AFTER TWO years of preparation for two weeks of TV, RTÉ Digital’s senior technical manager Jonathan Lundberg isn’t happy to hear that viewers accessing the station’s online stream of the women’s water polo semi-final were instead greeted with athletics from the Olympic Stadium. It’s one of a number of blips that had led to some ire regarding RTÉ’s online performance during London 2012.
However, Lundberg is quick to point out that – outside of the live RTÉ stream – the 12 live and recorded feeds available to viewers through the RTÉ website aren’t controlled by those in Montrose. “It’s one of the issues we have had, those channels that viewers see are feeds provided to us by the European Broadcasting Union (EBU) and they change their schedule on those 12 channels quite regularly.”
RTÉ Digital is still waiting on official online viewing figures from broadcasting partners for London 2012 – iStreamPlanet, which has a specialist facility in London with broadcast feed access, and Haivision, which provided HD stream encoding solutions.
Sitting alongside RTÉ Digital’s technical manager Warren Gatchell and director of operations and production Tom Grealis, Lundburg feels that overall the coverage has been a success. Having had five “raw” feeds available to online viewers in 2008, RTÉ stepped up footage to provide 12 EBU-filmed streams for viewers during London 2012.
Gatchel notes that while official online viewership figures aren’t available, in terms of the terabytes of data being used by viewers he can estimate that “the peak was around 3,500 people on at the same time” for one event.
With Grealis pointing out that “the Olympics is always a benchmark of where we are in terms of technical delivery of sport”, all three can only dream of the level of investment and back-end development which accompanied the BBC’s plans for the Olympics this time around.
Cait O’Riordan, who is head of product for BBC Sport and London 2012, admits it was “daunting” to be given a brief of producing “2,500 hours of live coverage across 24 simultaneous live screens online”.
Within the first week of coverage though, there was a total of over 29 million requests for video content across BBC.co.uk/sport, a figure O'Riordan expects to be repeated once the total coverage of the second week finishes up with Sunday's closing ceremony.
The first week of coverage, meanwhile, coincided with more than 1.5 million people downloading the BBC Olympics smartphone app on Android and iOS.

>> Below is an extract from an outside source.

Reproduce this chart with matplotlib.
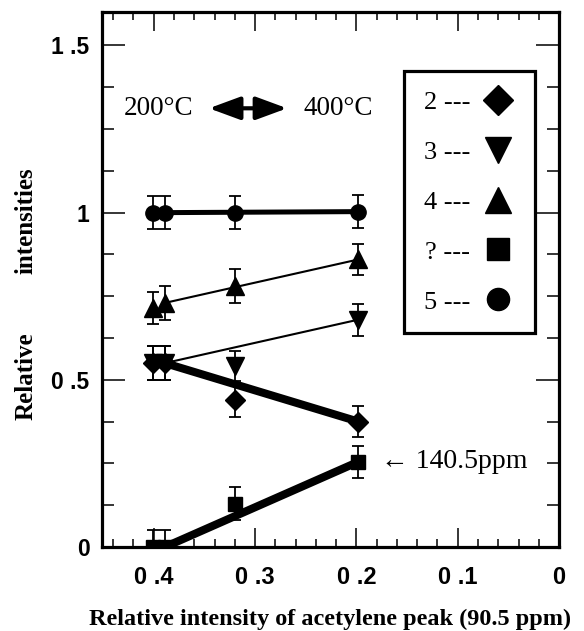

RTÉ will have figures regarding which platforms viewers watched their online coverage on soon, but in amongst all the streams of everything from judo to the trampoline, does this level of access to footage represent a game-changer for TV coverage of sport and other live events?
DCU lecturer in online media Dr John O’Sullivan isn’t so sure. “In terms of live blogging, Twitter etc, it’s great that people are kept up to date on the events at the Games, but actual video footage is gold-dust, and then you’re dealing with rights issues and commercial interests.
Lundberg says the technology is there to do this with other sports already “but everything depends on the rights, whether that’s the IOC, the GAA or anyone else”.
Once the games reaches its conclusion at the weekend RTÉ will assess its coverage to see what lessons can be learned for Rio in 2014.
For O’Riordan, whose team are being shadowed by Globo – the Brazilian TV channel expected to deliver footage for the 2014 Games – and the BBC, it’s a case of “following Seb Coe and Locog’s lead and having legacy targets”.
Mentioning next year’s Wimbledon and the 2014 Commonwealth Games as obvious targets, she also talks about using the infrastructure created for London 2012 when creating online viewing experiences for Glastonbury, the Proms “and other events like that” as “it’ll be in viewer expectations from now on to have that level of access”.